JoeJoe1977 Fri 02-Oct-09 21:40:09

It is a private nursery, but I don't get the impression that it's because we pay we are entitled to 'better service'. Good communication doesn't take more money, as the OP says, the staff are good with children but not so good with the parents. There were a couple of staff at our nursery who didn't communicate so well with the parents, but a bit of constructive feedback helped sort that out.

Most of the points covered on the feedback sheet don't take much time to fill in. They are preprinted sheets with tickboxes, the only handwritten bits are the activities and what they ate.

Tombliboobs Tue 06-Oct-09 20:42:47

Sorry I didn't come back to the thread and a big thank you to all for your replies

CKtwo, that would be great, but no, there is no written feedback either.

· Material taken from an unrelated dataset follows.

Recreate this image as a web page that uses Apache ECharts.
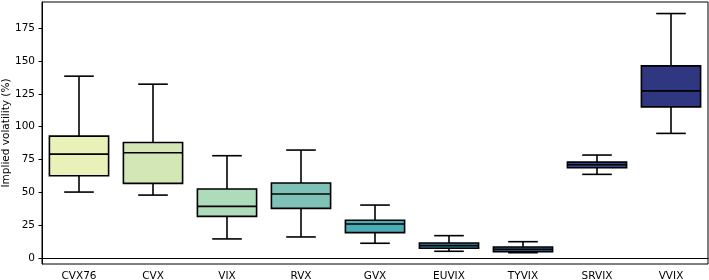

Columbiancoffee, I plan to stay in a few weeks once Ds has settled, didn't want to yet as I want him to get used to being left iyswim.

bellabeauts, good to someone else feels the same, it can be frustrating.

A feedback sheet is common in a private nursery JoeJoe, its a shame it can't be extended to pre-school, though as the sessions are shorter, I can see that they don't have as much time. Like you say, good communication doesn't take more money.

Elk Tue 06-Oct-09 20:59:44

My dd2 is in pre-school. We have a parents evening every term and a report at the end of the summer term. Her teacher also does a 'Learning Journey' Book for each child which details every time they hit a Early Years Target or do something for the first time, e.g. change their own shoes for gym. The book has photos in it as well, we can ask to look at this book at any time.